Thankfully, the Northwest weather hasn’t promoted blueberry fruit rot for several years, he added.

Blueberry rot types

Two of the most common blueberry diseases in the country are Botrytis fruit rot, which primarily occurs on the West Coast, and Anthracnose fruit rot, often seen in the Midwest and East Coast.

Botrytis appears as gray mold on blueberries and other crops, such as strawberries, raspberries and grapes.

Anthracnose can also be found in Oregon and Washington, Hafner said. It wilts blueberries and produces spore masses that appear as orange speckles.

Miles said the pathogen that causes anthracnose also poses problems in apples and strawberries.

Research such as fungicide resistance diagnostics and methods of detecting pathogens should transfer across crops, Miles added.

Study name

The serious project has a cheeky name.

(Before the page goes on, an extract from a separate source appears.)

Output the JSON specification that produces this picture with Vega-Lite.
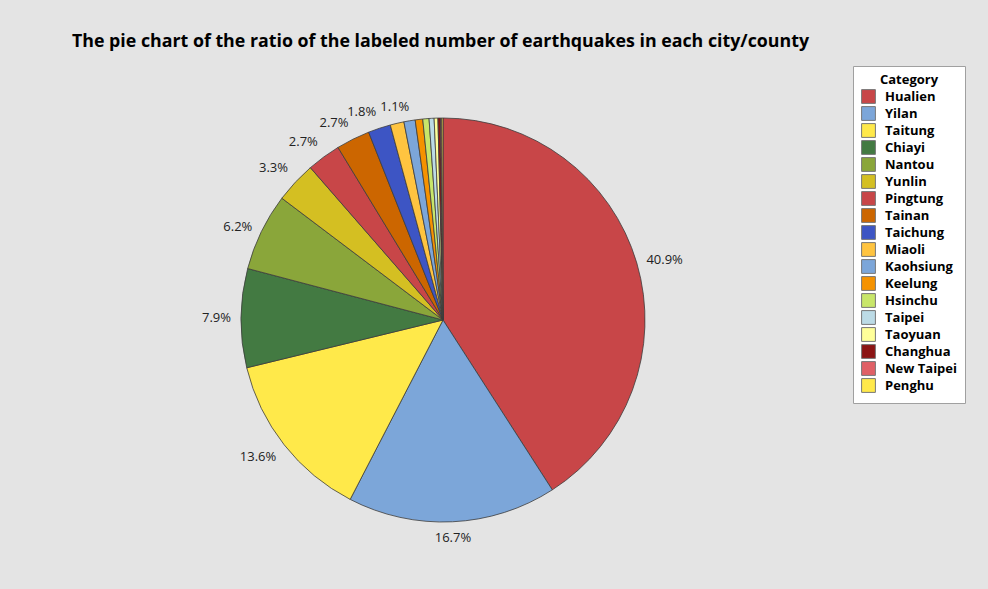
{
  "$schema": "https://vega.github.io/schema/vega-lite/v6.json",
  "autosize": {"type": "none"},
  "width": 886,
  "height": 538,
  "padding": {"left": 0, "top": 51, "right": 102, "bottom": 0},
  "background": "#e4e4e4",
  "title": {
    "text": "The pie chart of the ratio of the labeled number of earthquakes in each city/county",
    "anchor": "start",
    "dx": 72,
    "offset": 0,
    "font": "Open Sans",
    "fontSize": 17.8,
    "fontWeight": "bold",
    "color": "#000000"
  },
  "data": {
    "values": [
      {"idx": 1, "city": "Hualien", "pct": 40.9, "label": "40.9%"},
      {"idx": 2, "city": "Yilan", "pct": 16.7, "label": "16.7%"},
      {"idx": 3, "city": "Taitung", "pct": 13.6, "label": "13.6%"},
      {"idx": 4, "city": "Chiayi", "pct": 7.9, "label": "7.9%"},
      {"idx": 5, "city": "Nantou", "pct": 6.2, "label": "6.2%"},
      {"idx": 6, "city": "Yunlin", "pct": 3.3, "label": "3.3%"},
      {"idx": 7, "city": "Pingtung", "pct": 2.7, "label": "2.7%"},
      {"idx": 8, "city": "Tainan", "pct": 2.7, "label": "2.7%"},
      {"idx": 9, "city": "Taichung", "pct": 1.8, "label": "1.8%"},
      {"idx": 10, "city": "Miaoli", "pct": 1.1, "label": "1.1%"},
      {"idx": 11, "city": "Kaohsiung", "pct": 0.9, "label": ""},
      {"idx": 12, "city": "Keelung", "pct": 0.6, "label": ""},
      {"idx": 13, "city": "Hsinchu", "pct": 0.5, "label": ""},
      {"idx": 14, "city": "Taipei", "pct": 0.4, "label": ""},
      {"idx": 15, "city": "Taoyuan", "pct": 0.3, "label": ""},
      {"idx": 16, "city": "Changhua", "pct": 0.2, "label": ""},
      {"idx": 17, "city": "New Taipei", "pct": 0.1, "label": ""},
      {"idx": 18, "city": "Penghu", "pct": 0.1, "label": ""}
    ]
  },
  "encoding": {
    "theta": {"field": "pct", "type": "quantitative", "stack": true},
    "order": {"field": "idx", "type": "quantitative"}
  },
  "layer": [
    {
      "mark": {"type": "arc", "outerRadius": 202, "stroke": "#3c3c3c", "strokeWidth": 0.8},
      "encoding": {
        "color": {
          "field": "city",
          "type": "nominal",
          "sort": ["Hualien","Yilan","Taitung","Chiayi","Nantou","Yunlin","Pingtung","Tainan","Taichung","Miaoli","Kaohsiung","Keelung","Hsinchu","Taipei","Taoyuan","Changhua","New Taipei","Penghu"],
          "scale": {
            "domain": ["Hualien","Yilan","Taitung","Chiayi","Nantou","Yunlin","Pingtung","Tainan","Taichung","Miaoli","Kaohsiung","Keelung","Hsinchu","Taipei","Taoyuan","Changhua","New Taipei","Penghu"],
            "range": ["#c84648","#7ca6d9","#ffe94a","#437a42","#8aa63a","#d4bf22","#c84648","#cc6600","#3d55c4","#ffc440","#7ca6d9","#f59200","#c8e66a","#bcdbe6","#ffff99","#8b1414","#e06066","#ffe94a"]
          },
          "legend": {
            "title": "Category",
            "orient": "none",
            "legendX": 853,
            "legendY": 15,
            "fillColor": "#ffffff",
            "strokeColor": "#a0a0a0",
            "padding": 8,
            "titleFont": "Open Sans",
            "titleFontSize": 13,
            "titleFontWeight": "bold",
            "titleColor": "#000000",
            "titlePadding": 2,
            "titleAnchor": "middle",
            "labelFont": "Open Sans",
            "labelFontSize": 13,
            "labelFontWeight": "bold",
            "labelColor": "#000000",
            "symbolType": "square",
            "symbolSize": 190,
            "symbolStrokeColor": "#777777",
            "symbolStrokeWidth": 1,
            "symbolOpacity": 1,
            "rowPadding": -3,
            "labelOffset": 9,
            "labelLimit": 200
          }
        }
      }
    },
    {
      "mark": {
        "type": "text",
        "radius": 212,
        "font": "Open Sans",
        "fontSize": 13,
        "color": "#222222",
        "align": {"expr": "sin(scale('theta', (datum.pct_start + datum.pct_end) / 2)) > 0.25 ? 'left' : (sin(scale('theta', (datum.pct_start + datum.pct_end) / 2)) < -0.25 ? 'right' : 'center')"},
        "baseline": {"expr": "cos(scale('theta', (datum.pct_start + datum.pct_end) / 2)) > 0.6 ? 'bottom' : (cos(scale('theta', (datum.pct_start + datum.pct_end) / 2)) < -0.6 ? 'top' : 'middle')"}
      },
      "encoding": {
        "text": {"field": "label", "type": "nominal"}
      }
    }
  ]
}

Blueberries are sometimes called “little blue dynamos” for their nutritional benefits.

BLUE-DYNAMO is an acronym building on that reputation – Building the Latest Understanding in Extension-Disease Management that Yields New and Meaningful Outputs.

Blueberry production

Oregon and Washington are world powerhouses in blueberry production.

In 2022, Washington was the top blueberry producer in the United States, with a crop of 180 million pounds valued at $187 million. Oregon’s harvest was 158 million pounds worth $183 million, according to USDA statistics.

Combined, those two states accounted for about 54% of the nation’s blueberry production and 37% of the crop value in 2022.

Michigan produced 58.4 million pounds of blueberries in 2022.